(WRITTEN EXERCISE): Can you set down, exactly as they appear below, the lines from the opening of the material through the one bearing "const markerFreq = 28.00;", minus the pictures?
======== RECORDS SHOWN ========
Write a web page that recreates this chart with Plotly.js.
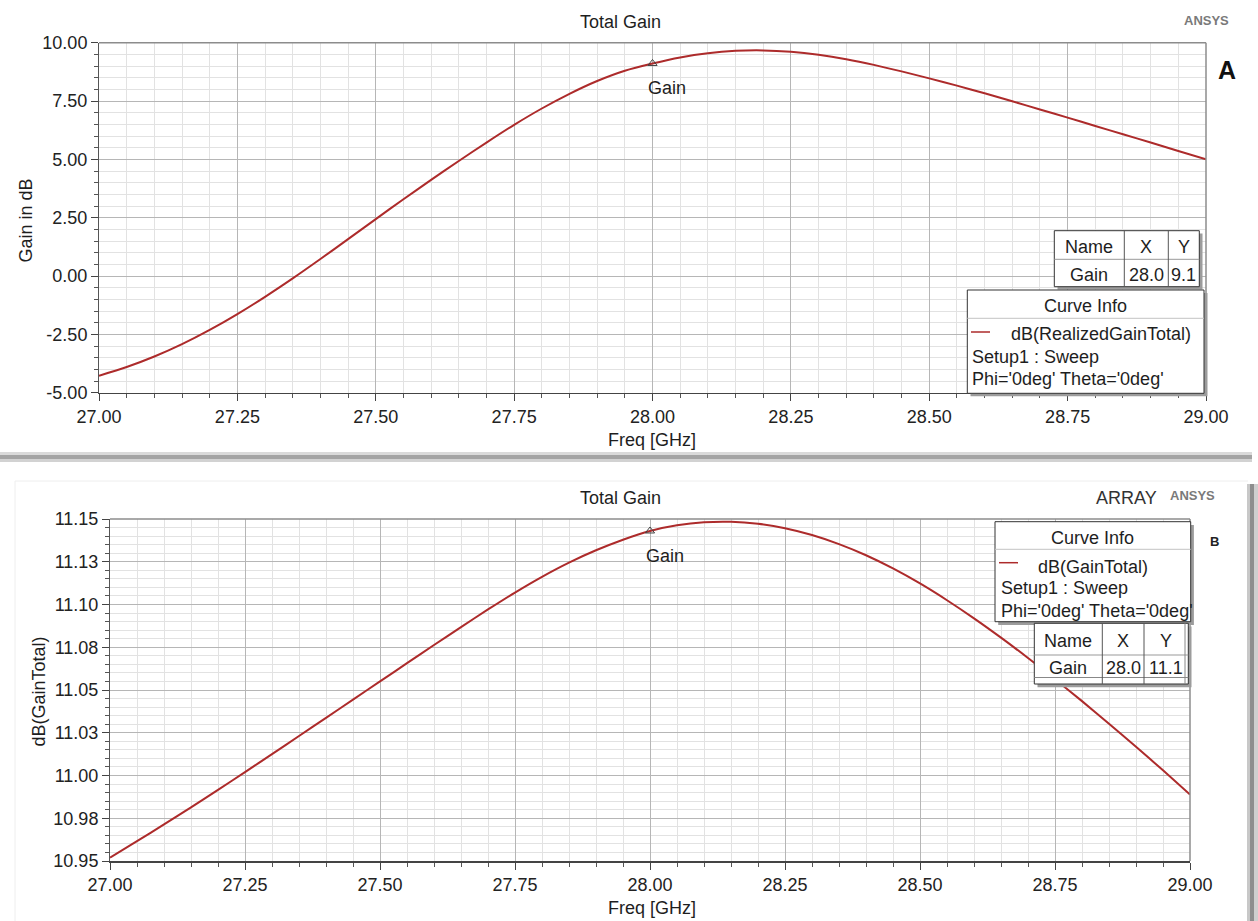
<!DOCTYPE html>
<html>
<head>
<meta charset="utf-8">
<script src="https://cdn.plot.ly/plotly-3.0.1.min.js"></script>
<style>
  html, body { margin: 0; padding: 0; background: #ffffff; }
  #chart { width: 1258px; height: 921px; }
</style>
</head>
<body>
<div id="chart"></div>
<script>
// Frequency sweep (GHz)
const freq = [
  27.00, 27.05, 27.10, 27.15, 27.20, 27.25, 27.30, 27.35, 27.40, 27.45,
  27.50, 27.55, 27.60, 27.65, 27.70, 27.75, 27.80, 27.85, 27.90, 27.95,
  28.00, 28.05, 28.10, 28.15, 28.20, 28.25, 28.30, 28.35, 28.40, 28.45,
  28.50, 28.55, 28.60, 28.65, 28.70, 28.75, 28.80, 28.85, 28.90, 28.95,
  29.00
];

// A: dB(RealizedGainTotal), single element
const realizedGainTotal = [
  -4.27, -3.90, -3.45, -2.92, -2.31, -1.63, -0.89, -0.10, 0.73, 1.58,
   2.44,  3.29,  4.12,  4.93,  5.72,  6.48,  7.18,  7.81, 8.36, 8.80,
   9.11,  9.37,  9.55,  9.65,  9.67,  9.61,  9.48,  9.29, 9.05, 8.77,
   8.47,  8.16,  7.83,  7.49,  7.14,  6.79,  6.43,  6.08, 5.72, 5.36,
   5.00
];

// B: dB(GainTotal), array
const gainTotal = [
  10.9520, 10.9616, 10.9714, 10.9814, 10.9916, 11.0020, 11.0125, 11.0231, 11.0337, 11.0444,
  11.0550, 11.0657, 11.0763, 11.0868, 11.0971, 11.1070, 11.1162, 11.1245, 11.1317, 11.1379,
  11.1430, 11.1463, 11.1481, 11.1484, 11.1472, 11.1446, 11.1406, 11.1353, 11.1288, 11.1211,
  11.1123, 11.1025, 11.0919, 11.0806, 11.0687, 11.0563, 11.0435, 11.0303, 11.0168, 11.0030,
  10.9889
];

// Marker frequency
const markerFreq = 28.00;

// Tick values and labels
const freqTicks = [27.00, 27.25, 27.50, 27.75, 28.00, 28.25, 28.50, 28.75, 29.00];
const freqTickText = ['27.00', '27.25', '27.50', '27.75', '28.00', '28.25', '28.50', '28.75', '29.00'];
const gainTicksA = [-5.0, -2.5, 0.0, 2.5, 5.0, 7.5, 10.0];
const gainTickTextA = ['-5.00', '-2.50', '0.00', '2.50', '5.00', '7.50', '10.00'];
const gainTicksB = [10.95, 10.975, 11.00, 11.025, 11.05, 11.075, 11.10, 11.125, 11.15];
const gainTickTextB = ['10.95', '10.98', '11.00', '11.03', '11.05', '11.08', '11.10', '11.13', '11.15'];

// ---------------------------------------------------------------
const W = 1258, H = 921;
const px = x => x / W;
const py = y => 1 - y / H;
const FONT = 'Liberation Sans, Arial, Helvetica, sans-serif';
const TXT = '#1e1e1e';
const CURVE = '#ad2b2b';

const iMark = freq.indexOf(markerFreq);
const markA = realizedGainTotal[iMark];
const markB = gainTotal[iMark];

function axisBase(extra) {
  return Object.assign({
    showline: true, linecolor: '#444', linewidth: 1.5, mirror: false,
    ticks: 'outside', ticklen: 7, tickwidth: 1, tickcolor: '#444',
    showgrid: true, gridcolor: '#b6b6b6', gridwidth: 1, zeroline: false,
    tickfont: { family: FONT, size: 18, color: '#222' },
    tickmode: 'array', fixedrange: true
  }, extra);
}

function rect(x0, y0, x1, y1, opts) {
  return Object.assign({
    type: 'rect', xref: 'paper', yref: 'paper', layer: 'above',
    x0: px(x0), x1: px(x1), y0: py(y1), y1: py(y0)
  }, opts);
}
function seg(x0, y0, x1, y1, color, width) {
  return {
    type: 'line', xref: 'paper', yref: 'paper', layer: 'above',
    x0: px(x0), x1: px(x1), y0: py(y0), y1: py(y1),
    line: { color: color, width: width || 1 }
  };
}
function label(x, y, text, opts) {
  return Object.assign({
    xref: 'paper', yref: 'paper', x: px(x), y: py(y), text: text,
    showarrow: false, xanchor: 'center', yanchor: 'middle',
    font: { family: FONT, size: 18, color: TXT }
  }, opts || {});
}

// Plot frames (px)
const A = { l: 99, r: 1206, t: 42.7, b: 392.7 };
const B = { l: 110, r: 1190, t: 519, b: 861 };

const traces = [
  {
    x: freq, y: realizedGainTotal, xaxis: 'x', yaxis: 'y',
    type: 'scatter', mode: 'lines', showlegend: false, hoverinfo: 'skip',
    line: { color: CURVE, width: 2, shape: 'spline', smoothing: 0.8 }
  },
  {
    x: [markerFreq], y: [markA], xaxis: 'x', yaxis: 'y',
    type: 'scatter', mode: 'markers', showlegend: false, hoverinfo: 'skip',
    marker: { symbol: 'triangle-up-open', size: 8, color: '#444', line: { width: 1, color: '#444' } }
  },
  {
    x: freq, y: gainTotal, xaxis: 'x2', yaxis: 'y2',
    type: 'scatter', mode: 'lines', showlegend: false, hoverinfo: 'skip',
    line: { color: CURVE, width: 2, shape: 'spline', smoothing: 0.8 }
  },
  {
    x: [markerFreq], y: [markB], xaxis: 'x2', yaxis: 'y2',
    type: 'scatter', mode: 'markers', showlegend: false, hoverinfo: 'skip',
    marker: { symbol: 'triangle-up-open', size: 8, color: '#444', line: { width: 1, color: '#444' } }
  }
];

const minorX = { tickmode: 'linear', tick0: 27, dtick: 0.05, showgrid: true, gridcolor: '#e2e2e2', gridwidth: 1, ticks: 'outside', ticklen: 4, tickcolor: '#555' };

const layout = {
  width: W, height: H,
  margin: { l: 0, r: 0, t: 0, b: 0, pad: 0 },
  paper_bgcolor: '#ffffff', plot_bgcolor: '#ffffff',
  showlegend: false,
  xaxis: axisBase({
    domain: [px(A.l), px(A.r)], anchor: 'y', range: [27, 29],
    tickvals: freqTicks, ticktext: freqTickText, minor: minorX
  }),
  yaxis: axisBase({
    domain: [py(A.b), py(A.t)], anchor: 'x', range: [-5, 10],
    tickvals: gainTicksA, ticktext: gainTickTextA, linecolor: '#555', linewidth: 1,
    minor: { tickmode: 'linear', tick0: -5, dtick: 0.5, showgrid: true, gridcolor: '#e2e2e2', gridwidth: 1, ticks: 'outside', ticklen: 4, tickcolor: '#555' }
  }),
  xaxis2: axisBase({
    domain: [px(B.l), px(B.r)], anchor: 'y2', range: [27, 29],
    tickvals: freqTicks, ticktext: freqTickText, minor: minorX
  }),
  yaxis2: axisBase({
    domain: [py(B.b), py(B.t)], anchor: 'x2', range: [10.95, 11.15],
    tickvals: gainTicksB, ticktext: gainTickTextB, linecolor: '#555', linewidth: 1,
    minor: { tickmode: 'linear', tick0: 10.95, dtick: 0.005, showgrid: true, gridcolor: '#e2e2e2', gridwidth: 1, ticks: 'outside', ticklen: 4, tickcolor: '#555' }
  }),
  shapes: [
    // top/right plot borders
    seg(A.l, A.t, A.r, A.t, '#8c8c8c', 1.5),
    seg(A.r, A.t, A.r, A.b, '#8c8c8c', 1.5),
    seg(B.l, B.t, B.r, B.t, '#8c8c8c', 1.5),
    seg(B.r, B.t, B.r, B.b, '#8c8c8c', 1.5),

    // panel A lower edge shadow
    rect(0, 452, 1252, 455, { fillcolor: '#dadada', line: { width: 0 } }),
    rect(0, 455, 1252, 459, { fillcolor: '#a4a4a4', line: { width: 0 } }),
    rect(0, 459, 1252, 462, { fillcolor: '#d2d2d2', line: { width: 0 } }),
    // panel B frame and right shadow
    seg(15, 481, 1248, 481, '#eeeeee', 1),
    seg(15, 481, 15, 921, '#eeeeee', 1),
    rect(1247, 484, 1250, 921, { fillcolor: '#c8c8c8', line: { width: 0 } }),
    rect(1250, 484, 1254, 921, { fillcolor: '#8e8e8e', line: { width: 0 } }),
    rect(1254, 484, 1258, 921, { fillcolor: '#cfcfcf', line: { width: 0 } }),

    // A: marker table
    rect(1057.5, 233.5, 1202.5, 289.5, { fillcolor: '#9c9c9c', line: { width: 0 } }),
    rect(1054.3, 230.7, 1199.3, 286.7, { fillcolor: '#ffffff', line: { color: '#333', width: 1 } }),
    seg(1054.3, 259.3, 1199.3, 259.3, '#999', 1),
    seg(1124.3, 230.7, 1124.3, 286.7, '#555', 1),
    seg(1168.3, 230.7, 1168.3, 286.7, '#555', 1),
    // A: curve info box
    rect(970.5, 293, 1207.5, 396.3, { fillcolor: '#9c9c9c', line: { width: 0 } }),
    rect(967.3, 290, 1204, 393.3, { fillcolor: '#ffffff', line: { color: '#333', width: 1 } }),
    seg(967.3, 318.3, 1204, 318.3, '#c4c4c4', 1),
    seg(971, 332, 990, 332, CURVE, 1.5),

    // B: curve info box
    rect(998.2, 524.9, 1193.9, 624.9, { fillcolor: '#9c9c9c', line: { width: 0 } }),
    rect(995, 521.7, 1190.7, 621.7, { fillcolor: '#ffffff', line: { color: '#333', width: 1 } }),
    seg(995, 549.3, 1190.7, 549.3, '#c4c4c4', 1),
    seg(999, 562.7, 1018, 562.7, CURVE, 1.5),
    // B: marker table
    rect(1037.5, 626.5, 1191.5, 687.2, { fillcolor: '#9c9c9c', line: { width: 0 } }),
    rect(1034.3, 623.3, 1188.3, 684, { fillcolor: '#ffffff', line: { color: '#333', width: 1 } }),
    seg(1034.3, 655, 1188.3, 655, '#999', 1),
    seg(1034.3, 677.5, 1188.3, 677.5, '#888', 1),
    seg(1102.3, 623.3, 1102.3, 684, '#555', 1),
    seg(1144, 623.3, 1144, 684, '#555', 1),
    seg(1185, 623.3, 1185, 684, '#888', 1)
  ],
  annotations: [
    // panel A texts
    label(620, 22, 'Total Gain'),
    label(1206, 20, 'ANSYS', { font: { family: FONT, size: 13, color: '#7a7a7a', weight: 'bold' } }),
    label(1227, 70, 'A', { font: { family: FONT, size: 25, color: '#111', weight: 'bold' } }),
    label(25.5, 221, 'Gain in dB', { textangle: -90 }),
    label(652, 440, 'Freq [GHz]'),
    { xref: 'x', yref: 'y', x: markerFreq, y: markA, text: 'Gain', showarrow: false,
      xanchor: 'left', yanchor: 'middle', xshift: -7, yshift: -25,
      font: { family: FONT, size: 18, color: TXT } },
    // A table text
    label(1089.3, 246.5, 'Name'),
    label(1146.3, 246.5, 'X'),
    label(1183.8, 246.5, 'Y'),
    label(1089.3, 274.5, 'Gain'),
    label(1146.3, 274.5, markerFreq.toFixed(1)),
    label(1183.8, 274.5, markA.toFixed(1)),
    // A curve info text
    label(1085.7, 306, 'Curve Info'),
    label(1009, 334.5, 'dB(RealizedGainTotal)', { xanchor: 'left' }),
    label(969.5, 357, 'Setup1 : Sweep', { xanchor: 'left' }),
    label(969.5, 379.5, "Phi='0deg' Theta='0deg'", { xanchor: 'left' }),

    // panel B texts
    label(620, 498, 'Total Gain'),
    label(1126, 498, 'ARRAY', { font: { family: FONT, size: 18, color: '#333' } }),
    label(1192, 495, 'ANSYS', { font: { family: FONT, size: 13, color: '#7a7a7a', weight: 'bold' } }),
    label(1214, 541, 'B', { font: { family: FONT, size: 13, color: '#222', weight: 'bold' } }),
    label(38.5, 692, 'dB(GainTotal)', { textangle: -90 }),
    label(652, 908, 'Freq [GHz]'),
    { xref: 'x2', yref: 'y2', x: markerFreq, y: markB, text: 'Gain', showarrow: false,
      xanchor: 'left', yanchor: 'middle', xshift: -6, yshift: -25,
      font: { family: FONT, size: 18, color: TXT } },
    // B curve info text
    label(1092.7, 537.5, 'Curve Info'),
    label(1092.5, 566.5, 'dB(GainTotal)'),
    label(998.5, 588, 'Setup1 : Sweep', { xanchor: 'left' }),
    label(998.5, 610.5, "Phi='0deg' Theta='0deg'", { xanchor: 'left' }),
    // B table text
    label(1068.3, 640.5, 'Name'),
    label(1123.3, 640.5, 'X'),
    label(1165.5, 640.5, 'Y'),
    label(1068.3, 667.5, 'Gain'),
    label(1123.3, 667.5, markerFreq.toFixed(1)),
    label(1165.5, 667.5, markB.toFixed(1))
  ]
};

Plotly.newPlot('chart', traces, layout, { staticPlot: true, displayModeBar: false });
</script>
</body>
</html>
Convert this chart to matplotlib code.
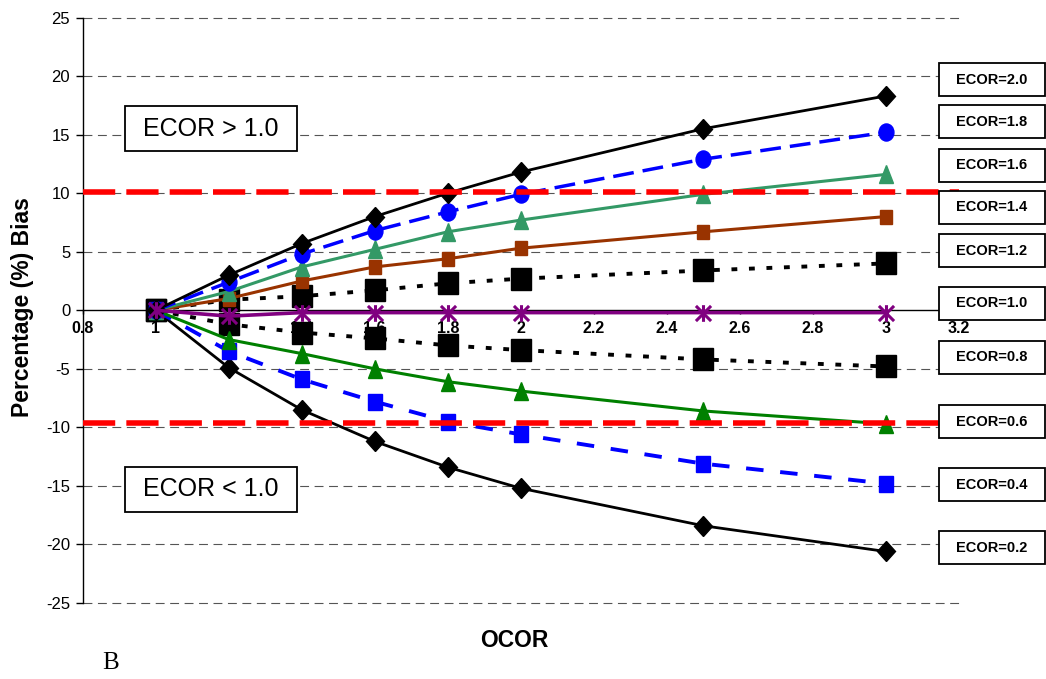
========
(OUTPUT FOR THIS TASK):
Write a web page that recreates this chart with Plotly.js.
<!DOCTYPE html>
<html>
<head>
<meta charset="utf-8">
<script src="https://cdn.plot.ly/plotly-3.0.1.min.js"></script>
<style>
  html, body { margin: 0; padding: 0; background: #ffffff; }
  #chart { width: 1258px; height: 921px; }
</style>
</head>
<body>
<div id="chart"></div>
<script>
// Frequency sweep (GHz)
const freq = [
  27.00, 27.05, 27.10, 27.15, 27.20, 27.25, 27.30, 27.35, 27.40, 27.45,
  27.50, 27.55, 27.60, 27.65, 27.70, 27.75, 27.80, 27.85, 27.90, 27.95,
  28.00, 28.05, 28.10, 28.15, 28.20, 28.25, 28.30, 28.35, 28.40, 28.45,
  28.50, 28.55, 28.60, 28.65, 28.70, 28.75, 28.80, 28.85, 28.90, 28.95,
  29.00
];

// A: dB(RealizedGainTotal), single element
const realizedGainTotal = [
  -4.27, -3.90, -3.45, -2.92, -2.31, -1.63, -0.89, -0.10, 0.73, 1.58,
   2.44,  3.29,  4.12,  4.93,  5.72,  6.48,  7.18,  7.81, 8.36, 8.80,
   9.11,  9.37,  9.55,  9.65,  9.67,  9.61,  9.48,  9.29, 9.05, 8.77,
   8.47,  8.16,  7.83,  7.49,  7.14,  6.79,  6.43,  6.08, 5.72, 5.36,
   5.00
];

// B: dB(GainTotal), array
const gainTotal = [
  10.9520, 10.9616, 10.9714, 10.9814, 10.9916, 11.0020, 11.0125, 11.0231, 11.0337, 11.0444,
  11.0550, 11.0657, 11.0763, 11.0868, 11.0971, 11.1070, 11.1162, 11.1245, 11.1317, 11.1379,
  11.1430, 11.1463, 11.1481, 11.1484, 11.1472, 11.1446, 11.1406, 11.1353, 11.1288, 11.1211,
  11.1123, 11.1025, 11.0919, 11.0806, 11.0687, 11.0563, 11.0435, 11.0303, 11.0168, 11.0030,
  10.9889
];

// Marker frequency
const markerFreq = 28.00;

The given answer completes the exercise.